Impact of Beam Misalignment on Hybrid Beamforming NOMA for mmWave Communications

TL;DR

This paper investigates how beam misalignment affects the performance of hybrid beamforming NOMA in mmWave communications, proposing algorithms and bounds to mitigate and understand the impact of imperfect channel correlation.

Contribution

It introduces a sum-rate maximization algorithm for HB-NOMA, models the correlation between user channels, and derives bounds on the rate loss due to imperfect correlation.

Findings

Low correlation significantly degrades user rates.

The derived bounds are tight in large systems and single-path channels.

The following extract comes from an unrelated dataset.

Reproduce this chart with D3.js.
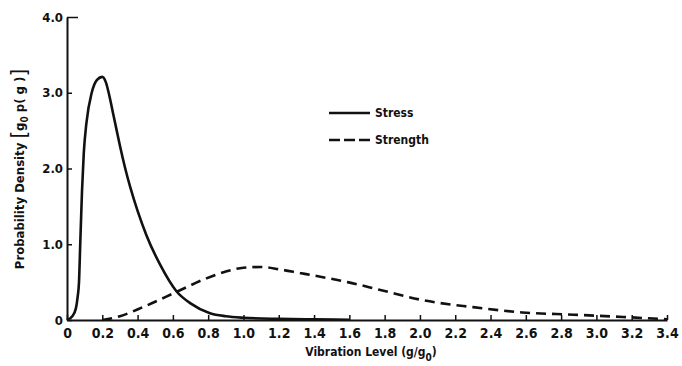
<!DOCTYPE html>
<html>
<head>
<meta charset="utf-8">
<script src="https://cdn.jsdelivr.net/npm/d3@7"></script>
<style>
  html, body { margin: 0; padding: 0; background: #fff; }
  svg { display: block; }
  text { font-family: "DejaVu Sans Condensed", "Liberation Sans Narrow", "DejaVu Sans", sans-serif; font-weight: bold; fill: #111; }
</style>
</head>
<body>
<svg id="chart" width="682" height="366"></svg>
<script>
// Stress density (vibration level, density)
const stressX = [0, 0.03, 0.05, 0.06, 0.068, 0.075, 0.085, 0.095, 0.11, 0.14, 0.17, 0.20, 0.22, 0.24, 0.26, 0.28, 0.30, 0.33, 0.36, 0.40, 0.45, 0.53, 0.62, 0.70, 0.81, 0.90, 1.0, 1.2, 1.4, 1.6];
const stressY = [0, 0.05, 0.15, 0.30, 0.50, 1.0, 1.7, 2.2, 2.6, 3.0, 3.17, 3.21, 3.14, 2.96, 2.74, 2.52, 2.30, 2.00, 1.74, 1.44, 1.12, 0.72, 0.38, 0.22, 0.09, 0.05, 0.03, 0.015, 0.008, 0.004];

// Strength density
const strengthX = [0.2, 0.3, 0.43, 0.62, 0.79, 0.9, 1.0, 1.1, 1.2, 1.32, 1.45, 1.59, 1.77, 2.02, 2.3, 2.58, 2.87, 3.15, 3.4];
const strengthY = [0, 0.05, 0.17, 0.37, 0.55, 0.64, 0.69, 0.70, 0.67, 0.62, 0.565, 0.50, 0.40, 0.26, 0.17, 0.10, 0.07, 0.04, 0.01];

const xTicks = [0, 0.2, 0.4, 0.6, 0.8, 1.0, 1.2, 1.4, 1.6, 1.8, 2.0, 2.2, 2.4, 2.6, 2.8, 3.0, 3.2, 3.4];
const yTicks = [0, 1, 2, 3, 4];
const seriesNames = ["Stress", "Strength"];

const svg = d3.select("#chart");
const x = d3.scaleLinear().domain([0, 3.4]).range([67, 667]);
const y = d3.scaleLinear().domain([0, 4]).range([320, 17]);

// x axis, ticks pointing up into the plot
const xAxis = svg.append("g")
  .attr("transform", `translate(0,${y(0)})`)
  .call(d3.axisBottom(x).tickValues(xTicks).tickSizeInner(-5).tickSizeOuter(0).tickPadding(8)
    .tickFormat(d => d === 0 ? "0" : d3.format(".1f")(d)));
xAxis.select(".domain").attr("stroke", "#111").attr("stroke-width", 2);
xAxis.selectAll(".tick line").attr("stroke", "#111").attr("stroke-width", 1.5);
xAxis.selectAll(".tick text").style("font-size", "14px").attr("fill", "#111");

// y axis, ticks pointing right into the plot
const yAxis = svg.append("g")
  .attr("transform", `translate(${x(0)},0)`)
  .call(d3.axisLeft(y).tickValues(yTicks).tickSizeInner(-5).tickSizeOuter(0).tickPadding(4)
    .tickFormat(d => d === 0 ? "0" : d3.format(".1f")(d)));
yAxis.select(".domain").attr("stroke", "#111").attr("stroke-width", 2);
yAxis.selectAll(".tick line").attr("stroke", "#111").attr("stroke-width", 1.5)
  .attr("x2", d => d === 4 ? 11 : 5);
yAxis.selectAll(".tick text").style("font-size", "13px").attr("fill", "#111");
svg.selectAll("g").attr("font-family", null);

const line = d3.line().x(d => x(d[0])).y(d => y(d[1])).curve(d3.curveMonotoneX);

const stress = stressX.map((v, i) => [v, stressY[i]]);
const strength = strengthX.map((v, i) => [v, strengthY[i]]);

svg.append("path").datum(stress)
  .attr("d", line).attr("fill", "none").attr("stroke", "#111")
  .attr("stroke-width", 2.6).attr("stroke-linejoin", "round");

svg.append("path").datum(strength)
  .attr("d", line).attr("fill", "none").attr("stroke", "#111")
  .attr("stroke-width", 2.6).attr("stroke-dasharray", "10,6");

// legend
const legend = svg.append("g");
const legY = [113, 140];
seriesNames.forEach((name, i) => {
  legend.append("line")
    .attr("x1", 329).attr("x2", 370).attr("y1", legY[i]).attr("y2", legY[i])
    .attr("stroke", "#111").attr("stroke-width", 2.4)
    .attr("stroke-dasharray", i === 1 ? "11,4" : null);
  legend.append("text")
    .attr("x", 375).attr("y", legY[i]).attr("dy", "0.35em")
    .style("font-size", "12px").text(name);
});

// axis titles
const xTitle = svg.append("text")
  .attr("x", 371).attr("y", 356).attr("text-anchor", "middle")
  .style("font-size", "12px");
xTitle.append("tspan").text("Vibration Level  (g/g");
xTitle.append("tspan").attr("dy", 5).style("font-size", "10px").text("0");
xTitle.append("tspan").attr("dy", -5).text(")");

const yTitle = svg.append("text")
  .attr("transform", "translate(24,169) rotate(-90)")
  .attr("text-anchor", "middle")
  .style("font-size", "13px");
yTitle.append("tspan").text("Probability Density ");
yTitle.append("tspan").style("font-size", "22px").style("font-weight", "normal").attr("dy", 2).text("[");
yTitle.append("tspan").attr("dy", -2).text("g");
yTitle.append("tspan").style("font-size", "10px").attr("dy", 4).text("0");
yTitle.append("tspan").attr("dy", -4).text(" p( g )");
yTitle.append("tspan").style("font-size", "22px").style("font-weight", "normal").attr("dy", 2).text("]");
</script>
</body>
</html>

Simulation confirms the impact of correlation on achievable rates.

Abstract

This paper studies hybrid beamforming (HB)-based non-orthogonal multiple access (NOMA) in multiuser millimeter wave (mmWave) communications. HB offers power-efficient and low-complexity precoding for downlink multiuser mmWave systems which increases multiplexing gain and spectral efficiency of the system. Applying NOMA to HB-based systems, called HB-NOMA, can scale the number of users while offering a high spectral efficiency. However, an imperfect correlation between the effective channels of users in each NOMA cluster seriously degrades the achievable rate of HB-NOMA. In this paper, first a sum-rate maximization problem is formulated for HB-NOMA, and an algorithm is proposed to solve it effectively. It is then shown that the relationship between the effective channels of the users in each NOMA cluster can be approximated by a correlation factor. Next, the effect of imperfect correlation is analyzed, and a lower bound on the achievable rate of the users is derived for both perfect and imperfect correlation. Finally, the rate gap resulting from an imperfect correlation is evaluated and a tight upper bound is derived for that. Simulation results show that low correlation degrades the achievable rate of users. The lower bounds are tight in the large dimensional regime and in single-path channels.